Moving to Belo Horizonte

Belo Horizonte is the fourth largest city in Brazil. It is based in Minas Gerais, an area rich with minerals, and perfect for farming. It has therefore become the distribution and processing centre for Brazil’s agricultural and mining region. Also, via revolutionary ideas regarding the local government making sure every citizen can eat, it has erased much food poverty and thus the difference between the rich and poor is not as pronounced as in Sao Paulo and Rio de Janeiro. As with Brasilia, there are no beaches, but this is a city with a longer history and has managed to compensate the lack of a beach lifestyle with a diverse alternative scene. Rock and pop music are particularly popular, and there are many bars and pubs dotted throughout all the neighbourhoods.

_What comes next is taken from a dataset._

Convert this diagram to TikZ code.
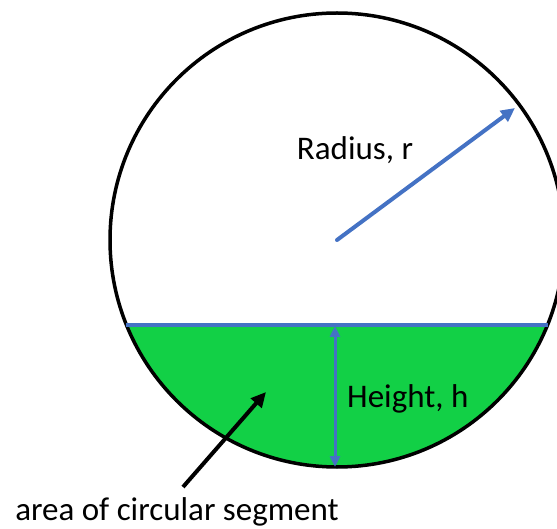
\documentclass[tikz,border=0pt]{standalone}
\usepackage{fontspec}
\setmainfont{Carlito}
\usetikzlibrary{arrows.meta}
\definecolor{offblue}{RGB}{68,114,196}
\definecolor{seggreen}{RGB}{18,208,70}

\begin{document}
\begin{tikzpicture}[x=1pt,y=-1pt,font=\fontsize{33}{40}\selectfont]
\useasboundingbox (0,0) rectangle (557,529);

\coordinate (c) at (337,240);
\coordinate (rim) at (515,108);
\coordinate (cl) at (126,325);
\coordinate (cr) at (548,325);
\coordinate (htop) at (335,326);
\coordinate (hbot) at (335,467);
\coordinate (segfoot) at (183,487);
\coordinate (segtip) at (266,392);

\begin{scope}
\clip (0,325) rectangle (557,529);
\fill[seggreen] (c) circle (227pt);
\end{scope}

\draw[line width=3.5pt] (c) circle (227pt);

\begin{scope}[offblue]
\draw[line width=4pt] (cl) -- (cr);
\draw[line width=4pt,line cap=round,-{Triangle[length=14pt,width=13pt]}] (c) -- (rim);
\draw[line width=3pt,{Triangle[length=11pt,width=10pt]}-{Triangle[length=11pt,width=10pt]}] (htop) -- (hbot);
\end{scope}

\draw[line width=4pt,-{Triangle[length=15pt,width=14pt]}] (segfoot) -- (segtip);

\begin{scope}[inner sep=0pt]
\node[anchor=base] (rad) at (355,160) {Radius, r};
\node[anchor=base west] (hgt) at (347,407) {Height, h};
\node[anchor=base] (seg) at (177,520) {area of circular segment};
\end{scope}

\end{tikzpicture}
\end{document}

Serra, Savassi and Lourdes are all popular neighbourhoods for British expats. The local area includes historical towns such as Ouro Preto, Diamantina and Tiradentes, and there is plenty of nature on the doorstep, which makes for a perfect break from the city. It’s also a city well-linked to Sao Paulo and Rio de Janeiro so an expat moving there will never be far away from the financial and cultural centres of Brazil.

Other Expat Destinations in Brazil

As already mentioned, Brazil is a huge country and there are many popular destinations for expats, including cities in the South of the country such as Curitiba and Porto Alegre with similar traditions to Argentina; small fishing villages like Trancoso which have become beacons for celebrities during the British summer (Leonardo Di Caprio and Matt Damon are regulars in Trancoso); the large island city of Florianopolis which has experienced huge growth in recent years; and many other notable cities. This is a country on the rise, and with the huge amount of land and resources, and a growing infrastructure, it is a destination with many possibilities for expats looking to move abroad.